4 Signs It’s Time to Start Hiring
By Philipp Harper
Reprinted with permission from Microsoft Small Business Center
Entrepreneurs riding out the economic ups and downs may not have spent much time wondering whether to add new employees. As the economic recovery begins to take shape, however, they may want to start thinking about it.
But it raises a question: How can a small-business owner know when it’s time to add staff?
You need to add workers if . . .
Ultimately, of course, spending your hard-won capital on a new hire requires a leap of faith. Still, you can improve the odds that leap will end in a happy landing by following a few rules. Some are quantitative; others involve less exact methods of forecasting.
Here are four signs that it’s time to increase payroll:
||The amount of overtime you pay is increasing. Periodic spikes in this expense item may be nothing to worry about. But Charlotte Taylor, founder of Venture Concepts, a Washington, D.C.-based small-business consulting company, says that if a clear trend emerges, you should consider hiring a new employee. As Taylor points out, inefficient spending isn’t the only reason to be concerned about excess overtime; it may also indicate the existing workforce is nearing burnout.
||Your backlog of sales is (or may soon be) growing. Sufficient orders in hand mean you’ll have the wherewithal to pay a new worker while also indicating a surge in demand for your goods or services. That in turn will require extra help. And even if the backlog isn’t quite where you’d like it to be, Taylor says, it may be worth making a hire to take quicker advantage of increasing demand. You can reduce the risks of such a gamble by polling your customers to see how they’re faring in developing their own order backlogs.
||Your business’s billing multiplier has risen above the norm. The billing multiplier is computed by dividing net revenue by direct labor costs. The higher it goes, the more money you’re making per unit of labor. If you don’t know what’s normal for your industry, your accountant probably can tell you or help you find out. Aldonna Ambler, a consultant in Hammonton, N.J., says the multiplier tends to get out of whack among business owners “who don’t keep track of their capacity utilization and productivity, and so are hiring at all times by the seat of their pants.” A too-high multiplier, she adds, is a sign that the work force may be overloaded.
||Your debt is at a level that allows you to assume additional risk. “It’s a matter of leverage and credit and risk,” Ambler says. “You make a decision that you can pull out of the recession quicker by investing in an additional person. You look at your debt service and see how much of a risk you can afford.” Ambler adds that it’s crucial for an entrepreneur to know when the gamble has not paid off and a new hire needs to go. Too many small-business owners are reluctant to make that kind of tough decision, she says.
Full time versus temporary
Once the decision to hire is made, the question is whether to hire a full-time employee, a temporary worker or a subcontractor.
“If the work is part of the core service of the company, it makes sense to hire [a full timer],” Ambler says. “But if it’s more of a secondary thing, or not as important to the customer, it’s better to subcontract because you reduce expenses.”
Taylor also recommends subcontracting as a way to obtain professional help with a minimum of hassle.

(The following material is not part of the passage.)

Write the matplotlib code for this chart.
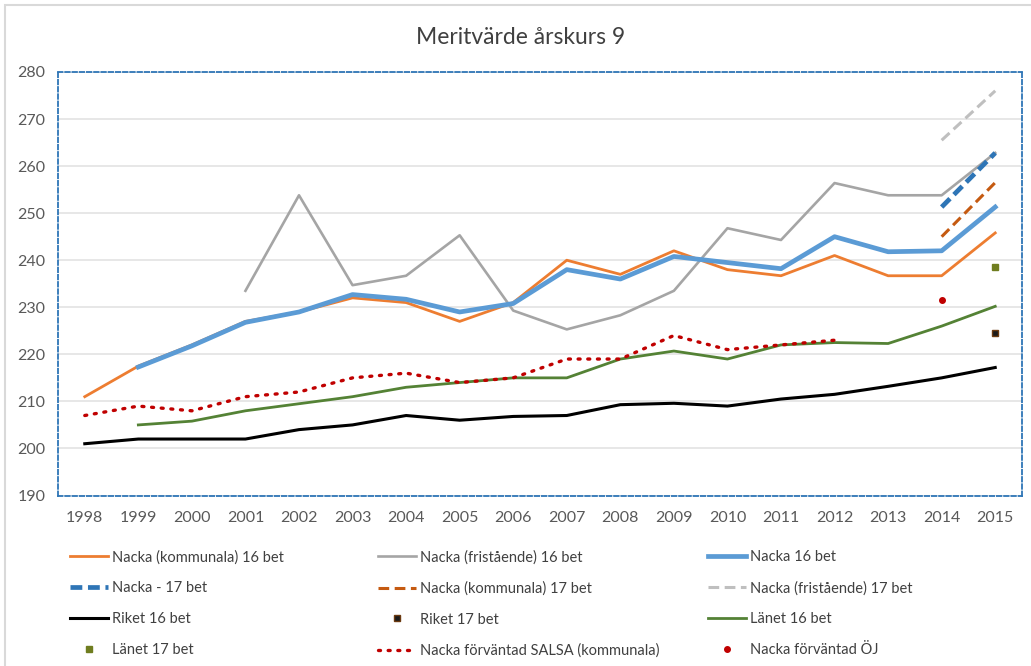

Many outsourcing companies, she notes, provide a worker with health insurance and will withhold taxes.
In the case of lower-level support staff, Taylor says several of her consulting clients have used temps to cover short-term needs and then ended up hiring them for full-time positions. “It’s an excellent way to try people out,” she says.
Competition with big businesses
But small-business owners needn’t be in too much of a hurry to add staff, thinking the labor market will slam shut or the competition for skilled workers will be too daunting as the recovery gathers steam.
While it is true that small companies have difficulty competing against major corporations in the area of benefits, Taylor says, “Most people who go with a small business have concerns other than money. The person who has gotten an MBA and wants to go with a big corporation is going to go with a big corporation.”
And, she adds, there’s always the growing pool of skilled older workers who have taken early retirement. They constitute a hiring ace-in-the-hole that small businesses will play with increasing frequency.